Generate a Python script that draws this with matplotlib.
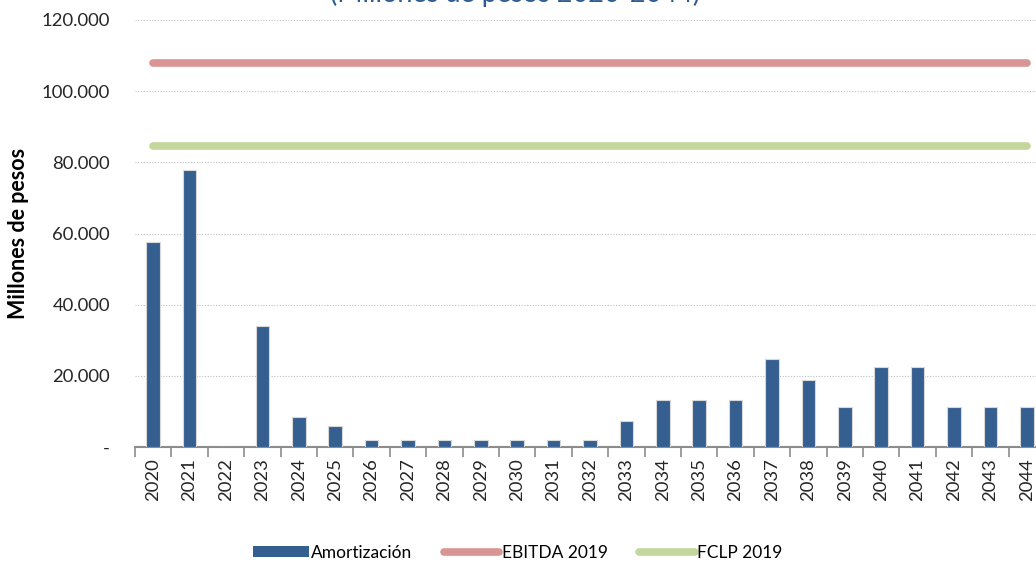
import matplotlib.pyplot as plt
import numpy as np
from matplotlib.lines import Line2D
from matplotlib.patches import Patch
from matplotlib.ticker import FixedLocator, FuncFormatter

plt.rcParams["font.family"] = ["Lato", "DejaVu Sans"]

# ----- Datos (millones de pesos) -----
ANIOS = [str(a) for a in range(2020, 2045)]
AMORTIZACION = [57600, 77800, 0, 33900, 8300, 6000, 2000, 2000, 2000, 2000,
                2000, 2000, 2000, 7400, 13200, 13200, 13200, 24700, 18900,
                11200, 22500, 22500, 11200, 11200, 11200]
EBITDA_2019 = [108000] * len(ANIOS)
FCLP_2019 = [84500] * len(ANIOS)

AZUL = "#365f91"
ROSA = "#d99594"
VERDE = "#c3d69b"

fig = plt.figure(figsize=(10.36, 5.62), dpi=100)
ax = fig.add_axes([135 / 1036, 1 - 447 / 562, 910 / 1036, 427 / 562])

x = np.arange(len(ANIOS))
ax.bar(x, AMORTIZACION, width=0.37, color=AZUL, edgecolor="#d8d8d8",
       linewidth=0.8, zorder=3)
ax.plot(x, EBITDA_2019, color=ROSA, linewidth=5.5, solid_capstyle="round", zorder=4)
ax.plot(x, FCLP_2019, color=VERDE, linewidth=5.5, solid_capstyle="round", zorder=4)

ax.set_xlim(-0.5, len(ANIOS) - 0.5)
ax.set_ylim(0, 120000)

# eje y
ax.set_yticks(np.arange(0, 120001, 20000))
ax.yaxis.set_major_formatter(FuncFormatter(
    lambda v, _: "-" if v == 0 else f"{v:,.0f}".replace(",", ".")))
ax.tick_params(axis="y", length=0, pad=18, labelsize=13.3, labelcolor="#262626")
ax.grid(axis="y", color="#bfbfbf", linestyle=(0, (1, 1.5)), linewidth=0.8, zorder=0)
ax.set_ylabel("Millones de pesos", fontsize=15.5, fontweight="bold", labelpad=9)

# eje x
ax.set_xticks(x)
ax.set_xticklabels(ANIOS, rotation=90)
ax.tick_params(axis="x", length=0, pad=8, labelsize=13.3, labelcolor="#262626")
ax.xaxis.set_minor_locator(FixedLocator(np.arange(-0.5, len(ANIOS), 1.0)))
ax.tick_params(axis="x", which="minor", length=7, width=1.2, color="#8c8c8c")

for lado in ["top", "right", "left"]:
    ax.spines[lado].set_visible(False)
ax.spines["bottom"].set_color("#8c8c8c")
ax.spines["bottom"].set_linewidth(1.5)

# título (recortado en la parte superior, como en el original)
fig.text(0.497, 1 - 2 / 562, "(Millones de pesos 2020-2044)", ha="center",
         va="baseline", fontsize=19.5, color="#2f5c8f")

handles = [
    Patch(facecolor=AZUL, edgecolor="none"),
    Line2D([0], [0], color=ROSA, linewidth=5.5, solid_capstyle="round"),
    Line2D([0], [0], color=VERDE, linewidth=5.5, solid_capstyle="round"),
]
fig.legend(handles, ["Amortización", "EBITDA 2019", "FCLP 2019"],
           loc="center", bbox_to_anchor=(0.5, 1 - 553 / 562), ncol=3,
           frameon=False, fontsize=12.5, handlelength=3.2, handleheight=0.6,
           handletextpad=0.15, columnspacing=1.8)

fig.savefig("out.png", dpi=100)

§ What the task asks
Repeat, exactly and in full, each line from the start of the data to the line that contains "ax = fig.add_axes([135". Pictures do not go in.

§ Solved problem
Generate a Python script that draws this with matplotlib.
import matplotlib.pyplot as plt
import numpy as np
from matplotlib.lines import Line2D
from matplotlib.patches import Patch
from matplotlib.ticker import FixedLocator, FuncFormatter

plt.rcParams["font.family"] = ["Lato", "DejaVu Sans"]

# ----- Datos (millones de pesos) -----
ANIOS = [str(a) for a in range(2020, 2045)]
AMORTIZACION = [57600, 77800, 0, 33900, 8300, 6000, 2000, 2000, 2000, 2000,
                2000, 2000, 2000, 7400, 13200, 13200, 13200, 24700, 18900,
                11200, 22500, 22500, 11200, 11200, 11200]
EBITDA_2019 = [108000] * len(ANIOS)
FCLP_2019 = [84500] * len(ANIOS)

AZUL = "#365f91"
ROSA = "#d99594"
VERDE = "#c3d69b"

fig = plt.figure(figsize=(10.36, 5.62), dpi=100)
ax = fig.add_axes([135 / 1036, 1 - 447 / 562, 910 / 1036, 427 / 562])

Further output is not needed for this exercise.